(no subject)

Feb 25, 2004 16:50

wowser.

i haven't written in a while. i guess i'll start from now and fill in things. so much is going on, i barely have time to think, much less log it in this journal.



trevor took off for a week to dallas. i was left alone, but was busy every night. it was fun hanging out with friends and having some alone time. at the same time, i missed him dearly. i snuck into his apt and molly maided the shit out of it. he was surprised when he got home. i liked that.

the week after that, work was INSANE! too much bullshit to bark about. mr. t received a full ear of it when we went to what i'm now calling, "buffet fridays." it's nice to start a routine. friends are welcome to join, btw. we're open to new places to go too. chinese preferably. needless to say, work is causing a lot of unneeded stress.

i've had this cleaning bug in me since trevor's apt and ... it's not let up. it's so powerful, we actually did a renovation to my apartment over the last weekend and yesterday. we've thrown out bags and bags of garbage and tons of boxes and even old furniture. we've gotten dramatic too....... get this shit: I ACTUALLY MOVED MY COMPUTER OUT OF MY ROOM *GASP* .. i know. psycho, aye!

we moved it into the dining room and rearranged my bedroom. trevor's keen sense of style amazes me. the changes are indeed dramatic, but i'm sure they will set in and be okay soon. i'm just not one for change. we're going for a more feng shui happy lifestyle. with only one day rearranged, i already feel more rested. maybe it's due to the positive energy flowing through the apartment now? it does actually flow very smoothly now.
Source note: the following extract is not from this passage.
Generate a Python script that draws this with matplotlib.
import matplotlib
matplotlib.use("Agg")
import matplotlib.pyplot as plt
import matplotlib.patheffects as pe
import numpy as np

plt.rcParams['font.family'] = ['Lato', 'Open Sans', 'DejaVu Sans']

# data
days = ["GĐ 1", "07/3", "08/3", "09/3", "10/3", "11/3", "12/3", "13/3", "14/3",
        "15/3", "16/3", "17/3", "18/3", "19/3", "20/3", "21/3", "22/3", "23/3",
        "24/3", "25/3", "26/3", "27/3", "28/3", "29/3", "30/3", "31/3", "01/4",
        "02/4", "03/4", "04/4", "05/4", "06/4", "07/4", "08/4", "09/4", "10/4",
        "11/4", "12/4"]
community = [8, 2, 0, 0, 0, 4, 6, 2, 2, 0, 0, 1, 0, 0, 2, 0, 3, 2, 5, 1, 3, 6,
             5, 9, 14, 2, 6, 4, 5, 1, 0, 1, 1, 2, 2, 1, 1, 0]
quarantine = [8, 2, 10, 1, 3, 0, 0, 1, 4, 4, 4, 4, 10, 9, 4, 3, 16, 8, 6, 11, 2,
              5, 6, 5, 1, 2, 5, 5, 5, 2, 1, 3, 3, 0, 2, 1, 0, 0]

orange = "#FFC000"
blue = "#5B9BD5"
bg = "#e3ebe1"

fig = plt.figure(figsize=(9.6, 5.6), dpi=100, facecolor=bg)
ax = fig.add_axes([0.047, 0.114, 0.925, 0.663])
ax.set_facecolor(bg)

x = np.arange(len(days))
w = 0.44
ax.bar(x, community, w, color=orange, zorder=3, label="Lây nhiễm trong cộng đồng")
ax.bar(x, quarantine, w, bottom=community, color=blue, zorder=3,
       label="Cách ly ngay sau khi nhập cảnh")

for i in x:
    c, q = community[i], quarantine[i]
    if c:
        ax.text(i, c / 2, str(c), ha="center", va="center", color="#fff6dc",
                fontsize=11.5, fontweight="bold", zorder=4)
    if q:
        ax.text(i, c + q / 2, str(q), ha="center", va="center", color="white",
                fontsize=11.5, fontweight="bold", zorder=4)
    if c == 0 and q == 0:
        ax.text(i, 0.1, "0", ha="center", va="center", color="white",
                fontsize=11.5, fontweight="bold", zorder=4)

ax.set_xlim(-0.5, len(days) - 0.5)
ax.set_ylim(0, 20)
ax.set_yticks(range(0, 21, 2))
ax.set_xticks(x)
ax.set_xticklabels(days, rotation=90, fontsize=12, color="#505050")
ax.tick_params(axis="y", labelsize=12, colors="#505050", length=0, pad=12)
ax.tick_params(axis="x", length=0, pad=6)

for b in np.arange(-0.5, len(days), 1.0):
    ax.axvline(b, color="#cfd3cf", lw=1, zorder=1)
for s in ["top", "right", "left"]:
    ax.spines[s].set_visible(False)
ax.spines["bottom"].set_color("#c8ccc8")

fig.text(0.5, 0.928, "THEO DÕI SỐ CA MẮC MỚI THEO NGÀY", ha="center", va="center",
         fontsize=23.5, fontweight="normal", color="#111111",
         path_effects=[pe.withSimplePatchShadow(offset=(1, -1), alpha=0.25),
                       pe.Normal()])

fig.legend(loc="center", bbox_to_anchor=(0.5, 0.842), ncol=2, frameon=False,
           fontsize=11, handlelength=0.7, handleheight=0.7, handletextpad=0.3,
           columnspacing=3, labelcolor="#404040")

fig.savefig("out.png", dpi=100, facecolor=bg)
even more shocking news about mr. routine (me). i am going to be going on a plane soon! can you believe that shit! i'm going to visit my friend Leah in oregon. we found a great deal on tickets. 200$ round trip from hobby airport! you can't beat that shit! we're going the last weekend in march, thursday to sunday. it should be a great trip! i'll be sure and post tons of pictures. i'm still in shock and scared, but not so much since mr. t is going with me.

and on a closing note for now... i did something else dramatic.... i swear, it never ends! i just had my 4 wisdom teeth pulled out and a root canal. i was having pain earlier last week.. and i didn't want it to envelop into really bad pain right before the trip to eugene and portland... so i did something about it. i called yesterday for an appt and was there today.

my mom wanted me to stay at her house, but i didn't want to. her house smells weird, her bed is really uncomfortable, and i'd be without my toys. i know she's upset about it, because she doesn't get to be a mom, but damn. i'm 25, i know this is a big deal, i just don't want to be out of the city. i know she went out of her way, so i am going to send her flowers tomorrow. i should really behave with money for a while... it cost 700$ for that dental work, after 1000$ insurance backing! and they want me in for more work too! like 4 more root canals. it's my mom's fault. i genetically inherited a tooth decay problem.

ah well... that's about it. i'm going to sit on the couch for a bit.

cheers.

PS> to all my friends, with whom i've not talked to a lot lately.. i hope that changes soon.. i miss all you guys! now that i have my new cell phone, i can chat on AIM more frequently.